No storefront? No problem. Virtual bakeries thrive on social media
Updated: Jul 13, 2020
There's a classic scene in several movies where a character walks past a bakery and the smell of cookies wafting through the window stops him in his tracks.
But how does a bakery grab customers' attention if it has no physical location?
With the rapidly increasing digitization of restaurants, more bakers are finding ways to sell online.
Matt's Fat Cookies is a primary example.
Matt McKean, the founder, is known for his gigantic take on the classic cookie. The treats are so massive that he's gained a strong, cult-like following in the streets.
"A year ago, I made cookies for friends who were at the beach and my friends were like, 'You have to make this a business'." Matt says that since most of the friends were business owners themselves, he trusted their advice.
And it turns out, they were right.
He says that when he goes live on social media to announce a "drop", it's not unusual to get 20-30 orders within the first five minutes. He bakes the cookies, announces that they'll be ready at one of the two Revolution Ice Cream locations, and then people eagerly swarm the stores to pick-up their orders.
"It's awesome to see the loyalty. We have people who order every week. When my wife and I got married we announced that we wouldn't be making cookies for a few months, and people ordered five, six packs-- that's like 30 cookies for one person."
When asked about what makes the treats so noteworthy: "You can eat one half of our cookies and you're full. Each cookie weighs half-a-pound and they're weighed and made by hand-- by me and my wife."
And his business isn't the only digital bakery that has locals' mouths watering.
Chriss Holliday is the owner of Holliday Bakes, a multi-cultural bakery offering a rotating menu. She was selling her products at her former employer's location but when she left the job (she was allegedly terminated for posting on social media in support of Black Lives Matter), she began baking full-time with the help of her community.
"People are really engaged with me on Facebook. They order, they comment on my personal posts, they give thoughts on what they want to see next-- it lets me be really responsive as a business owner."
Holliday Bakes is known for its "Weekly Unfamiliar"-- a new, limited-time treat that showcases the flavors and style of a different region. Last week's feature was beignets from New Orleans. This week it's Guyaba Palm-Tarts, a treat honoring a fruit commonly used in the Carribean and South America.
"I like exposing people to new tastes and combinations. It opens their worlds to something new, and it lets me be creative at the same time."
Chriss's next pop-up is in a few weeks at The King of The Coop on Florida Avenue. "People watch for the pop-up announcements so they know when they can get their next hit but if they don't order in person, they can always order through my website, and we arrange for delivery. I don't mind being flexible."
And while Matt's Fat Cookies and Holliday Bakes were both born in Tampa, another digital bakery just came from a different "headquarters": Miami.

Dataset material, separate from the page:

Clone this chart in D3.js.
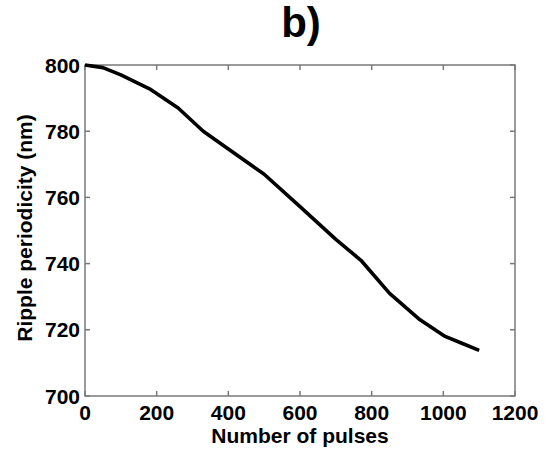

Seidy Sleiman owns Seidy's Bakery and while she's been baking since she was a child and began her shop while living in Miami in 2014, she's been a Tampa resident for two years, and the growth of her audience (in both cities) is still going strong.
"People usually buy from me for special occasions, but I've embraced being virtual and having people order smaller quantities."
Seidy is known for her fun personality and decadent desserts, and since she works in the heart of downtown Tampa during the day, her desserts are a favorite among professionals in the area looking for an afternoon sugar rush.
When asked about whether she has goals of opening a storefront, she says, "I want to take it to the next step and have a physical bakery where people can come and have coffee dates!"
But Chriss and Matt aren't in any rush.
While Chriss is currently working on opening her physical location, Matt's Fat Cookies is enjoying the community and flexibility that comes along with a virtual operation.
"Having a storefront would be awesome," Matt admits. "But it's also cool that it's become really exclusive. You have to buy and pick-up on a certain day... and to do that, it's almost like you're a part of this [super exclusive] club. The support's been amazing."